Emily Dickinson: "The Queen of Calvary"

'Our not unthinking Drums'

When I first read this poem I was enchanted by its simplicity. This occurred during a university lecture in which the professor dissected this poem in detail with allusions to its inner meaning. She couched it in dark, psycho/ religio/ femino undertones. My thoughts were quite otherwise in that Lewis Carroll's "Alice" came to mind. After the lecture I accosted the professor and expressed my alternative view. Her reply was that "One might get that interpretation." Having thought about "that interpretation" I, too, would like to salute Emily by offering it here (while beating my NOT unthinking Drum).

This is a poem of childhood and innocence. We are in the make-believe world of a child at play. The girl is perhaps eight years old and a kind of "Alice in Wonderland" figure. In other words, she is absolutely normal! The poem may have autobiographical connotations - I certainly hope so! Does Emily Dickinson as a mature woman recall her childhood? Though couched in the expressive words of an accomplished poet her story is told through the eyes and mind of a child.

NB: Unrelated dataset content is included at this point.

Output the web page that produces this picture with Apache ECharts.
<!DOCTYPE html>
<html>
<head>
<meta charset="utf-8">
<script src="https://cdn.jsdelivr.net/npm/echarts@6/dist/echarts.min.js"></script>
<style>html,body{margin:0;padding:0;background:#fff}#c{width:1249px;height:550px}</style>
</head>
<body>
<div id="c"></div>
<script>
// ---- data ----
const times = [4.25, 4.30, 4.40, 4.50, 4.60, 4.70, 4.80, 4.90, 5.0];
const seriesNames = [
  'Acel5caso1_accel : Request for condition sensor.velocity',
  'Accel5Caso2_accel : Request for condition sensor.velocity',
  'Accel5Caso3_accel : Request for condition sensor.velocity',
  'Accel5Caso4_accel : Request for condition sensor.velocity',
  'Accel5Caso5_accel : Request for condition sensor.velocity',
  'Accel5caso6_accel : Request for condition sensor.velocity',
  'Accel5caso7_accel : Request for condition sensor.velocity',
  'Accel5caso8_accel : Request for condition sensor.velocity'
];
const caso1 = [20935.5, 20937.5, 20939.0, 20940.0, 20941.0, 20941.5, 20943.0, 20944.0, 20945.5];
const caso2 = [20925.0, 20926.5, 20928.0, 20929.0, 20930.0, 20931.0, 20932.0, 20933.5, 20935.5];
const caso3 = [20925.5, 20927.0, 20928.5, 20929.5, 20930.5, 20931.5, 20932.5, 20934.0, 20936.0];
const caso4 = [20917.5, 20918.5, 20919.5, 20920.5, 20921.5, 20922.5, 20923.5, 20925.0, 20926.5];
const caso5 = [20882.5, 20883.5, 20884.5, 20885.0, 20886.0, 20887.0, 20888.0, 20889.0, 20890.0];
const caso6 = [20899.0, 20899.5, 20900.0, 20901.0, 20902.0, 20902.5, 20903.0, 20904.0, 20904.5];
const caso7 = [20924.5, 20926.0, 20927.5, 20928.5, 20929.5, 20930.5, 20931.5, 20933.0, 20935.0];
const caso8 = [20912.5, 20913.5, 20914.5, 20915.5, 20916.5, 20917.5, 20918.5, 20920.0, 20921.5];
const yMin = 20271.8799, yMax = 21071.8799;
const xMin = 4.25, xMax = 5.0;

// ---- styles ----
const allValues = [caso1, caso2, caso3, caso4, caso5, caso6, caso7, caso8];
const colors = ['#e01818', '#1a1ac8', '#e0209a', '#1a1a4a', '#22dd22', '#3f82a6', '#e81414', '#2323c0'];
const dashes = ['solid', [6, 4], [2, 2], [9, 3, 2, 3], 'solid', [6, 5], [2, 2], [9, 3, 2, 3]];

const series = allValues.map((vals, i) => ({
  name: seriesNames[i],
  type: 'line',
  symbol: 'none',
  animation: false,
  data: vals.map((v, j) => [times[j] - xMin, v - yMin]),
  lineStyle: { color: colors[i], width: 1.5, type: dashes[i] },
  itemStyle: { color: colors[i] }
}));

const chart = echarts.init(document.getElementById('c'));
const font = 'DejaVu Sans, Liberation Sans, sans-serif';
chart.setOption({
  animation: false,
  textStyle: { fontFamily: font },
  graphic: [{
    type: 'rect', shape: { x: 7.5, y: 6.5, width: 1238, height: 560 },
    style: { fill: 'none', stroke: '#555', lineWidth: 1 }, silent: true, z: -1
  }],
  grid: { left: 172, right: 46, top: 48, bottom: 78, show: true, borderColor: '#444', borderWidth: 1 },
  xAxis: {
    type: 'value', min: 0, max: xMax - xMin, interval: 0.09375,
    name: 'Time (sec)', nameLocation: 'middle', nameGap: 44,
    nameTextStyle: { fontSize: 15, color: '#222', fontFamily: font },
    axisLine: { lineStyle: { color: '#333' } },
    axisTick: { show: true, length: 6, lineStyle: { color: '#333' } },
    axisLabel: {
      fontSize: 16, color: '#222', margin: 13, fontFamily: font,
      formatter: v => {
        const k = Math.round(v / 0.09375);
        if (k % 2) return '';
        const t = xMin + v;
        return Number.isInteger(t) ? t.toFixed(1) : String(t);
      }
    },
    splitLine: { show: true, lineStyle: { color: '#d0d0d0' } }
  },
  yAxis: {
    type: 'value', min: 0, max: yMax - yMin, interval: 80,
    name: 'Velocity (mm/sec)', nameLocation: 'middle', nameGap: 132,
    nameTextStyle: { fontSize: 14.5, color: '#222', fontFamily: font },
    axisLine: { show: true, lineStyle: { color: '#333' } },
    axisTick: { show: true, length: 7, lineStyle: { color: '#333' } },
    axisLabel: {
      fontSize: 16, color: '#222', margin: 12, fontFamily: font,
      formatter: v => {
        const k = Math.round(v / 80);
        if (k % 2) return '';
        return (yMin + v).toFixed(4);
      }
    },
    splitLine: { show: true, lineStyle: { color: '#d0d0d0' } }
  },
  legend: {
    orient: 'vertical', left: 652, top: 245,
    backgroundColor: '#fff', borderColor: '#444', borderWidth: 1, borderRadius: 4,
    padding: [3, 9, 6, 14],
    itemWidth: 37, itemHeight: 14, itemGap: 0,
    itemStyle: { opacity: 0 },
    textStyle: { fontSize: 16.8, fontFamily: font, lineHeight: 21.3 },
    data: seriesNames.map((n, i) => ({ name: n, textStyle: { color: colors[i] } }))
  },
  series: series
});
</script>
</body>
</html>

Her home has a fine garden where she plays, often alone, but never lonely. The creatures of the garden are her friends and "playmates" and these are the things the poem tells us me. Just beyond the garden are the woods. It is unlikely she has ever been into the woods and she would have been warned not to wander there. On one of her earlier ventures into the garden she was confronted by a Robin whistling shrilly on a nearby branch. Perhaps the Robin had its nest in the garden and whistled an ear-piercing warning to drive her away. She hears the Robin often enough, though, that she grows accustomed to it but does she sometimes cover her ears?

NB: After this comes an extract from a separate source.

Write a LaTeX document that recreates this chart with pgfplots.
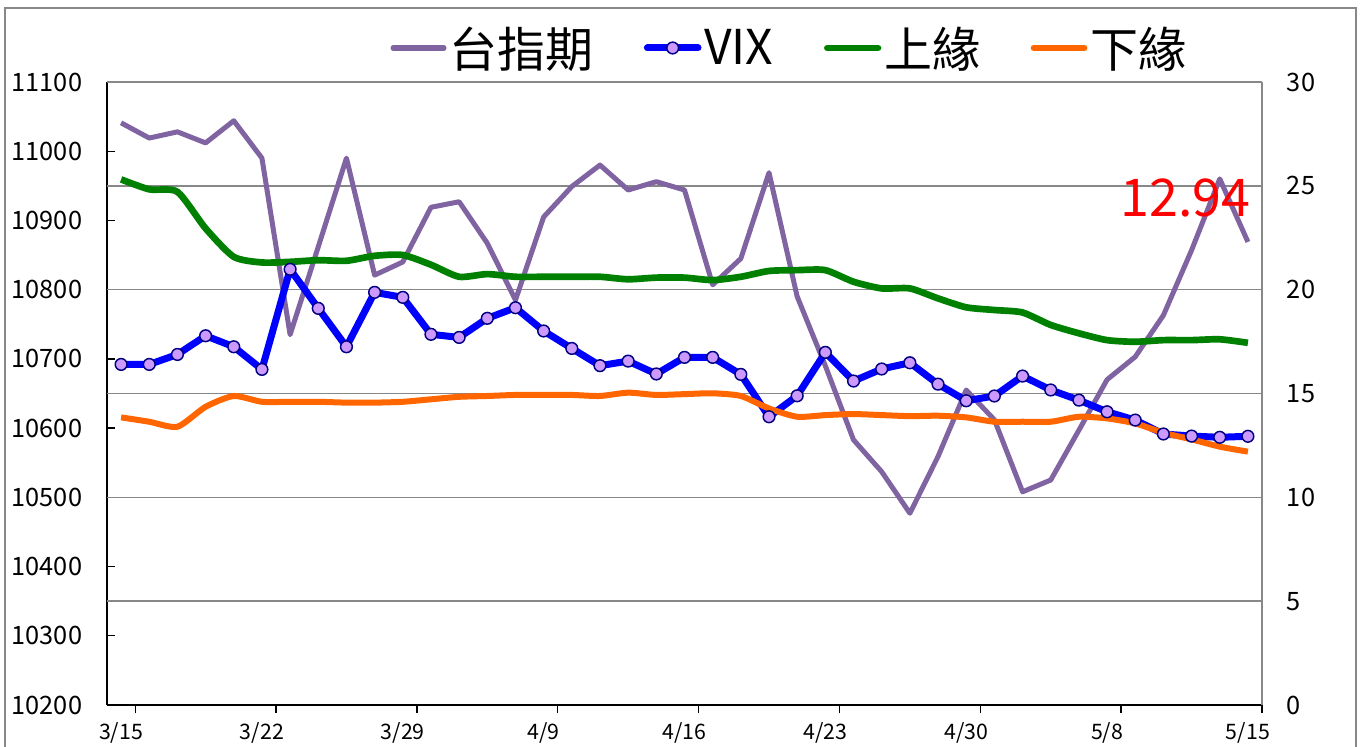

I dreaded that first Robin, so,
But He is mastered, now,
I'm some accustomed to Him grown,
He hurts a little, though —

I thought if I could only live
Till that first Shout got by —
Not all Pianos in the Woods
Had power to mangle me —

Does the Robin make far more noise than the more-distant sounds coming from the woods? To describe woodland noises as "Pianos in the Woods" has a child-like simplicity. Assume she is being taught the piano and making a mess of it. Her piano tutor might well say that she has "mangled" everything. She then hears the mixture of strange sounds emanating from the woods, a place outside the bounds of her experience, and is unaware that the sounds are animal and bird calls. Might she not link those sounds to her musical experiences and ascribe the cacophany to pianos hidden in the woods? Those "mangled" noises, though, are as nothing compared to the Robin's "shouts".

Children love bright colors and she notices that her plain drab dress is not as pretty as the Daffodils. The Daffodils, Grass, Blossums are "humanised" or, at least, she endows them and other creatures with the capacity to do things that she might do. She does not like the bees and wishes them to stay away. Has she been stung? And those "dim countries" where they go — are those countries deep in the dim woods?

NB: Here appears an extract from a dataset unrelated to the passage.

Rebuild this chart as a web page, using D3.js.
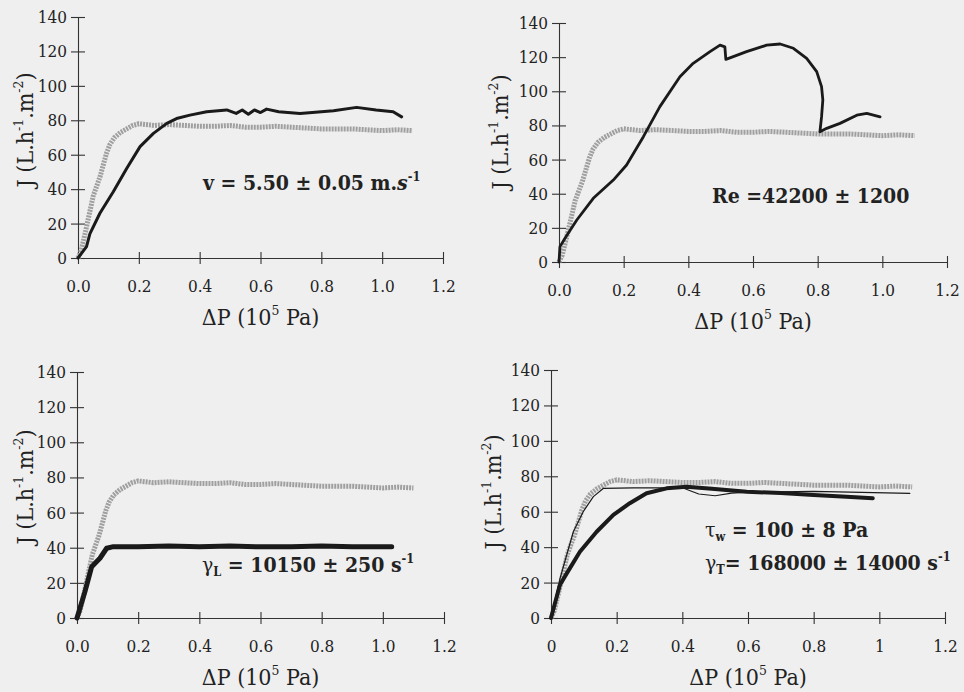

I dared not meet the Daffodils —
For fear their Yellow Gown
Would pierce me with a fashion
So foreign to my own —

I wished the Grass would hurry —
So — when 'twas time to see —
He'd he too tall, the tallest one
Could stretch — to look at me —

I could not bear the Bees should come,
I wished they'd stay away
In those dim countries where they go,
What word had they, for me?

Young children used to be given mementos when attending Sunday-school. Often it would be a coloured postcard of a Biblical story or character with a prayer or appropriate verse appended. Children collected these cards and used them to assist learning the stories they had been told. Perhaps our little girl has a postcard depicting the Virgin Mary and uses it to invent a religious game with a tiny procession using the postcard as a centre-piece. She is the focus of her game, or rather, the character she portrays, the Queen of Calvary. She imagines her garden friends marching past while she stands in for the Virgin and acknowledges their revering salutes by doffing her bonnet. It seems nothing more serious than a delightful child's game. One can imagine that when asleep she might dream of her garden-friends and her toys coming to life just as one sees depicted in Tchaikovsky's Nutcracker Ballet.

They're here, though; not a creature failed —
No Blossom stayed away
In gentle deference to me
The Queen of Calvary —

Each one salutes me, as he goes,
And I, my childish Plumes,
Lift, in bereaved acknowledgment
Of their unthinking Drums —

Have I over-romanticised the possibilities? I don't think so. The poem is of childhood innocence and make-belief. When read aloud, as a child might read it, the mood and feel of the poem becomes apparent and tends to make one recall the innocence of their own childhood.